According to a recent article in the St. Louis Post-Dispatch, a rash of older vehicle car thefts has occurred in the city over the past several months. The reason, surprising as it may be, might be found in a recent change to Missouri law.
The newspaper report traces the recent rise in older model car thefts to a change that took place in Missouri statutes back in August of 2012. The revised law made it easier for car thieves to cell certain cars for scrap. Specifically, the law makes it easier to sell nonfunctioning cars that are 10 years old or older for scrap. The measure, known as House Bill No. 1150, says that those seeking to sell the cars for scrap do not need to have a valid title to do so. Prior to passage of the measure, the only cars that could be sold for scrap in Missouri without proper title were those that were more than 20 years old.

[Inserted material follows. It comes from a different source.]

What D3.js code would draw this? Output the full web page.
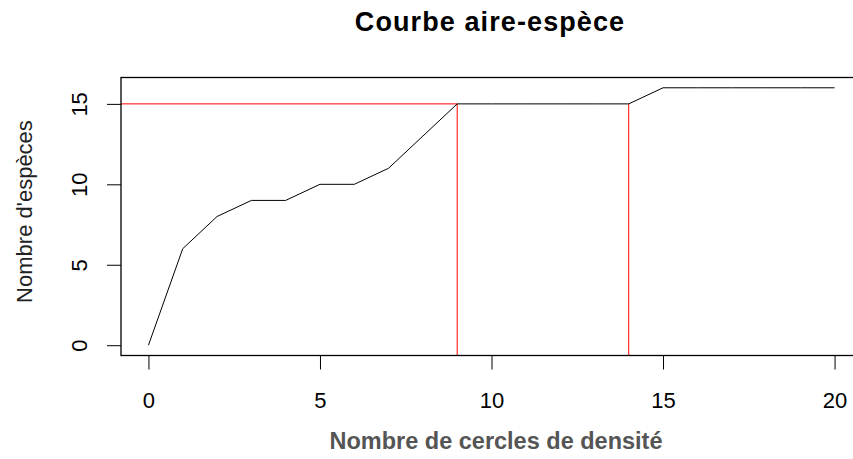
<!DOCTYPE html>
<html>
<head>
<meta charset="utf-8">
<script src="https://cdn.jsdelivr.net/npm/d3@7"></script>
<style>
  body { margin: 0; background: #fff; }
  svg text { font-family: "Liberation Sans", Arial, sans-serif; }
</style>
</head>
<body>
<script>
// nombre de cercles et nombre d'especes cumulees
const cercles = [0, 1, 2, 3, 4, 5, 6, 7, 8, 9, 10, 11, 12, 13, 14, 15, 16, 17, 18, 19, 20];
const especes = [0, 6, 8, 9, 9, 10, 10, 11, 13, 15, 15, 15, 15, 15, 15, 16, 16, 16, 16, 16, 16];
const xTicks = [0, 5, 10, 15, 20];
const yTicks = [0, 5, 10, 15];
const seuil = 15;
const reperes = [9, 14];

const width = 853, height = 459;

const svg = d3.select("body").append("svg")
    .attr("width", width)
    .attr("height", height);

// comme R : etendue elargie de 4%
const x = d3.scaleLinear().domain([-0.8, 20.8]).range([121, 862]);
const y = d3.scaleLinear().domain([-0.64, 16.64]).range([355.5, 77.5]);

// lignes rouges de repere
svg.append("line")
    .attr("x1", x.range()[0]).attr("x2", x(reperes[0]))
    .attr("y1", y(seuil)).attr("y2", y(seuil))
    .attr("stroke", "#ff0000").attr("stroke-width", 1);

reperes.forEach(r => {
    svg.append("line")
        .attr("x1", x(r)).attr("x2", x(r))
        .attr("y1", y(seuil)).attr("y2", y.range()[0])
        .attr("stroke", "#ff0000").attr("stroke-width", 1);
});

// la courbe
const line = d3.line()
    .x((d, i) => x(cercles[i]))
    .y(d => y(d));

svg.append("path")
    .datum(especes)
    .attr("d", line)
    .attr("fill", "none")
    .attr("stroke", "#000")
    .attr("stroke-width", 1);

// cadre
svg.append("rect")
    .attr("x", x.range()[0]).attr("y", y.range()[1])
    .attr("width", x.range()[1] - x.range()[0])
    .attr("height", y.range()[0] - y.range()[1])
    .attr("fill", "none").attr("stroke", "#000").attr("stroke-width", 1.3);

// axe x
const xAxis = svg.append("g")
    .attr("transform", `translate(0,${y.range()[0]})`)
    .call(d3.axisBottom(x).tickValues(xTicks).tickSize(14).tickFormat(d3.format("d")));
xAxis.select(".domain").remove();
xAxis.selectAll("line").attr("stroke", "#000");
xAxis.selectAll("text")
    .attr("font-size", 22).attr("fill", "#000")
    .attr("font-family", "Liberation Sans, Arial, sans-serif")
    .attr("y", 52.5).attr("dy", null);

// axe y
const yAxis = svg.append("g")
    .attr("transform", `translate(${x.range()[0]},0)`)
    .call(d3.axisLeft(y).tickValues(yTicks).tickSize(14).tickFormat(d3.format("d")));
yAxis.select(".domain").remove();
yAxis.selectAll("line").attr("stroke", "#000");
yAxis.selectAll("text")
    .attr("font-size", 22).attr("fill", "#000")
    .attr("font-family", "Liberation Sans, Arial, sans-serif")
    .attr("x", null).attr("dy", null)
    .attr("text-anchor", "middle")
    .attr("transform", "translate(-34,0) rotate(-90)");

// titres
svg.append("text")
    .attr("x", 490).attr("y", 31)
    .attr("text-anchor", "middle")
    .attr("font-size", 27).attr("font-weight", "bold")
    .attr("letter-spacing", 1.1)
    .text("Courbe aire-espèce");

svg.append("text")
    .attr("x", 496).attr("y", 449)
    .attr("text-anchor", "middle")
    .attr("font-size", 23.5).attr("font-weight", "bold")
    .attr("fill", "#555")
    .text("Nombre de cercles de densité");

svg.append("text")
    .attr("transform", `translate(32,${(y.range()[0] + y.range()[1]) / 2 - 5}) rotate(-90)`)
    .attr("text-anchor", "middle")
    .attr("font-size", 22)
    .attr("fill", "#222")
    .text("Nombre d'espèces");
</script>
</body>
</html>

Critics of the measure say that by continually strengthening laws against scraping other metal, especially copper, the newly relaxed car scrap legislation has served as an invitation for petty thieves to focus their energies on old vehicles they can easily flip for several hundred dollars profit. The legislator who pushed the bill through the General Assembly, Representative Kevin Engler, says that the change was never intended to cause a spike in old car thefts. Instead, the measure was meant to allow those living in rural areas to sell their dilapidated cars more easily. The hope was that people could more easily clean up their property and get a little cash in the process.

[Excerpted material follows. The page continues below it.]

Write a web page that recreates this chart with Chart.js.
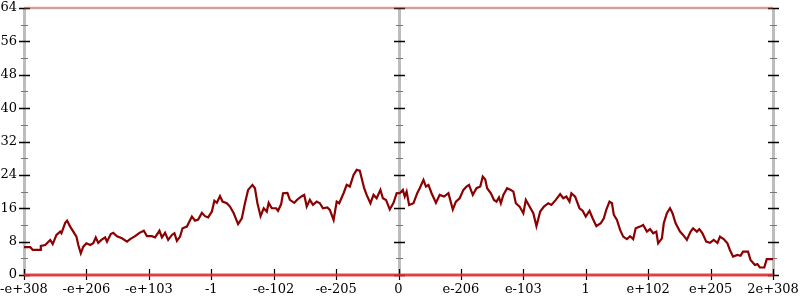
<!DOCTYPE html>
<html>
<head>
<meta charset="utf-8">
<script src="https://cdn.jsdelivr.net/npm/chart.js@4"></script>
<style>
  html, body { margin: 0; padding: 0; background: #fff; }
  #wrap { width: 800px; height: 300px; }
</style>
</head>
<body>
<div id="wrap"><canvas id="myChart"></canvas></div>
<script>
// tick labels along the bottom, one per unit of x
const xLabels = ['-e+308', '-e+206', '-e+103', '-1', '-e-102', '-e-205', '0',
                 'e-206', 'e-103', '1', 'e+102', 'e+205', '2e+308'];
const yMax = 64;
const yStep = 8;

// the walk (x in tick units, y in counts)
const walkX = [
  0.00, 0.10, 0.14, 0.26, 0.27, 0.34, 0.42, 0.46, 0.52, 0.58, 0.60, 0.66, 0.69, 0.74, 0.79, 0.84,
  0.87, 0.91, 0.95, 1.00, 1.06, 1.11, 1.15, 1.19, 1.24, 1.30, 1.33, 1.39, 1.43, 1.49, 1.57, 1.65,
  1.70, 1.78, 1.85, 1.92, 1.97, 2.05, 2.10, 2.17, 2.21, 2.26, 2.31, 2.37, 2.41, 2.45, 2.50, 2.54,
  2.61, 2.65, 2.69, 2.74, 2.79, 2.85, 2.90, 2.95, 3.01, 3.05, 3.09, 3.14, 3.18, 3.25, 3.30, 3.36,
  3.43, 3.49, 3.54, 3.59, 3.66, 3.70, 3.74, 3.79, 3.84, 3.89, 3.92, 3.97, 4.04, 4.07, 4.12, 4.15,
  4.22, 4.26, 4.33, 4.38, 4.45, 4.49, 4.53, 4.58, 4.63, 4.69, 4.74, 4.79, 4.86, 4.90, 4.96, 5.01,
  5.05, 5.12, 5.17, 5.22, 5.28, 5.33, 5.38, 5.41, 5.45, 5.49, 5.55, 5.60, 5.65, 5.71, 5.75, 5.80,
  5.86, 5.92, 5.97, 6.02, 6.07, 6.10, 6.13, 6.17, 6.24, 6.30, 6.34, 6.40, 6.44, 6.48, 6.53, 6.60,
  6.66, 6.73, 6.80, 6.87, 6.92, 6.98, 7.04, 7.09, 7.13, 7.19, 7.25, 7.31, 7.35, 7.39, 7.42, 7.48,
  7.53, 7.57, 7.61, 7.64, 7.68, 7.74, 7.80, 7.84, 7.88, 7.94, 8.00, 8.04, 8.10, 8.16, 8.21, 8.27,
  8.33, 8.40, 8.45, 8.52, 8.59, 8.64, 8.69, 8.74, 8.77, 8.83, 8.90, 8.95, 9.00, 9.06, 9.11, 9.17,
  9.24, 9.29, 9.33, 9.38, 9.42, 9.45, 9.50, 9.55, 9.60, 9.66, 9.71, 9.76, 9.80, 9.87, 9.92, 9.98,
  10.03, 10.08, 10.13, 10.16, 10.22, 10.25, 10.30, 10.35, 10.39, 10.44, 10.51, 10.56, 10.62, 10.68, 10.72, 10.78,
  10.82, 10.87, 10.93, 10.99, 11.05, 11.11, 11.15, 11.21, 11.27, 11.31, 11.36, 11.43, 11.48, 11.52, 11.60, 11.64,
  11.71, 11.75, 11.79, 11.86, 11.90, 12.00
];
const walkY = [
  6.7, 6.7, 6.0, 6.0, 7.0, 7.2, 8.4, 7.4, 9.6, 10.4, 10.0, 12.5, 13.0, 11.6, 10.4, 9.2,
  7.2, 5.2, 6.8, 7.6, 7.2, 7.6, 9.0, 7.7, 8.4, 9.0, 8.0, 9.8, 10.1, 9.3, 8.8, 8.0,
  8.6, 9.3, 10.1, 10.6, 9.3, 9.3, 9.0, 10.6, 9.0, 10.1, 8.4, 9.6, 10.0, 8.2, 9.2, 11.2,
  11.6, 12.8, 14.0, 13.0, 13.3, 14.9, 14.1, 13.8, 15.2, 17.8, 17.3, 18.9, 17.6, 17.2, 16.4, 14.8,
  12.2, 13.6, 17.2, 20.4, 21.6, 20.8, 17.2, 14.1, 16.0, 15.2, 17.3, 16.0, 16.0, 15.4, 17.0, 19.6,
  19.7, 18.0, 17.3, 18.1, 18.9, 19.2, 16.4, 18.0, 16.8, 17.6, 17.2, 16.0, 16.2, 15.6, 13.2, 17.6,
  17.2, 19.6, 21.6, 21.2, 24.0, 25.2, 25.0, 23.2, 20.8, 19.2, 17.2, 19.2, 18.4, 20.4, 18.4, 18.0,
  15.7, 17.3, 19.6, 19.6, 20.4, 18.8, 20.0, 16.8, 17.2, 19.6, 20.8, 22.8, 21.2, 21.6, 19.6, 17.3,
  19.2, 18.8, 19.6, 15.7, 17.6, 18.4, 20.4, 21.2, 21.6, 19.2, 20.8, 21.2, 23.6, 22.9, 20.8, 19.6,
  18.0, 17.6, 18.6, 17.2, 19.2, 20.8, 20.4, 20.0, 17.2, 16.4, 14.8, 18.0, 16.4, 14.8, 11.7, 15.2,
  16.4, 17.2, 16.8, 18.0, 19.4, 18.4, 18.8, 17.6, 19.6, 18.8, 16.0, 15.4, 14.0, 15.4, 13.6, 11.7,
  12.4, 13.6, 15.7, 17.6, 17.2, 14.4, 13.2, 10.8, 9.2, 8.6, 9.3, 8.6, 11.2, 11.6, 12.0, 10.4,
  11.0, 10.0, 10.4, 7.6, 8.8, 12.4, 14.8, 16.0, 14.8, 12.4, 10.4, 9.6, 8.4, 10.4, 11.2, 10.4,
  11.0, 10.0, 8.0, 7.7, 8.4, 7.7, 9.2, 8.6, 7.6, 6.0, 4.4, 4.8, 4.6, 5.6, 5.6, 3.6,
  2.4, 2.6, 1.8, 1.8, 3.8, 3.8
];

// the dense bands of hits at the two extremes
const bandX = [0, 12];
const lowBand = [0, 0];
const highBand = [64, 64];

Chart.defaults.font.family = "'DejaVu Serif', serif";
Chart.defaults.font.size = 13;
Chart.defaults.color = '#000';

// axis lines and cross ticks like the original plot
const axesPlugin = {
  id: 'axes',
  beforeDatasetsDraw(chart) {
    const { ctx, chartArea: a, scales: { x, y } } = chart;
    ctx.save();
    ctx.strokeStyle = '#bdbdbd';
    ctx.lineWidth = 2;
    ctx.beginPath();
    ctx.moveTo(a.left, a.top); ctx.lineTo(a.right, a.top);
    ctx.moveTo(a.left, a.bottom); ctx.lineTo(a.right, a.bottom);
    ctx.stroke();
    const axesX = [0, 6, 12].map(v => Math.round(x.getPixelForValue(v)));
    ctx.lineWidth = 3;
    axesX.forEach(px => {
      ctx.beginPath();
      ctx.moveTo(px + 0.5, a.top); ctx.lineTo(px + 0.5, a.bottom);
      ctx.stroke();
    });
    for (let v = 0; v <= yMax; v += yStep / 2) {
      const py = Math.round(y.getPixelForValue(v)) + 0.5;
      const major = v % yStep === 0;
      ctx.strokeStyle = major ? '#000' : '#777';
      ctx.lineWidth = major ? 1.5 : 1;
      const h = major ? 5 : 3;
      axesX.forEach(px => {
        ctx.beginPath();
        ctx.moveTo(px - h, py); ctx.lineTo(px + h + 1, py);
        ctx.stroke();
      });
    }
    ctx.strokeStyle = '#000';
    ctx.lineWidth = 1.2;
    xLabels.forEach((l, i) => {
      const px = Math.round(x.getPixelForValue(i)) + 0.5;
      ctx.beginPath();
      ctx.moveTo(px, a.bottom - 6); ctx.lineTo(px, a.bottom + 5);
      ctx.stroke();
    });
    ctx.restore();
  }
};

const ctx = document.getElementById('myChart').getContext('2d');
const myChart = new Chart(ctx, {
    type: 'line',
    data: {
        datasets: [{
            label: 'walk',
            data: walkX.map((v, i) => ({ x: v, y: walkY[i] })),
            borderColor: '#8b0000',
            borderWidth: 2.2,
            pointRadius: 0,
            tension: 0
        }, {
            label: 'low',
            data: bandX.map((v, i) => ({ x: v, y: lowBand[i] })),
            borderColor: 'rgba(235, 40, 40, 0.85)',
            borderWidth: 3,
            pointRadius: 0
        }, {
            label: 'high',
            data: bandX.map((v, i) => ({ x: v, y: highBand[i] })),
            borderColor: 'rgba(240, 90, 90, 0.3)',
            borderWidth: 3,
            pointRadius: 0
        }]
    },
    options: {
        responsive: true,
        maintainAspectRatio: false,
        animation: false,
        clip: false,
        layout: { padding: { top: 8, right: 27, left: 0, bottom: 0 } },
        plugins: { legend: { display: false }, tooltip: { enabled: false } },
        scales: {
            x: {
                type: 'linear',
                min: 0,
                max: xLabels.length - 1,
                grid: { display: false, drawTicks: false },
                border: { display: false },
                ticks: {
                    stepSize: 1,
                    autoSkip: false,
                    maxRotation: 0,
                    padding: 7,
                    callback: v => xLabels[v]
                },
                afterFit: s => {
                    s.height = 25;
                    s.paddingLeft = 0;
                    s.paddingRight = 0;
                }
            },
            y: {
                min: 0,
                max: yMax,
                grid: { display: false, drawTicks: false },
                border: { display: false },
                ticks: { stepSize: yStep, padding: 7 },
                afterFit: s => {
                    s.width = 24;
                    s.paddingTop = 0;
                    s.paddingBottom = 0;
                }
            }
        }
    },
    plugins: [axesPlugin]
});
</script>
</body>
</html>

Police say that while the matter may not seem like such a big deal, after all, who is really concerned about the disappearance of broken down clunkers, the thefts actually spell other trouble for residents of Missouri. For one thing, insurance rates depend, at least in part, on the rate of vehicle theft. There’s no distinction between thefts of old cars versus late model vehicles and the recent spike in incidents could result in serious across the board increases.
Another issue, according to law enforcement officials, is that the law does not provide enough support to ensure junkyards are actually checking for the necessary photo ID before buying the car or even ensuring that the vehicle is inoperable. HB 1150 contains no requirement that the scrap dealer perform any sort of certification that the vehicle is nonfunctioning; they simply take the word of the person selling it.
Police in St. Louis County have said that they’ve seen a 37 percent increase in thefts of older-model vehicles since the new law took effect. The recovery rate for stolen vehicles has now fallen below 50%, representing a drop of more than 10% in less than a year.
If you’ve had a run in with the law and find yourself in need of a Missouri criminal defense lawyer capable of aggressively protecting your interests, contact our St. Louis criminal defense law firm today at (314) 863-0500.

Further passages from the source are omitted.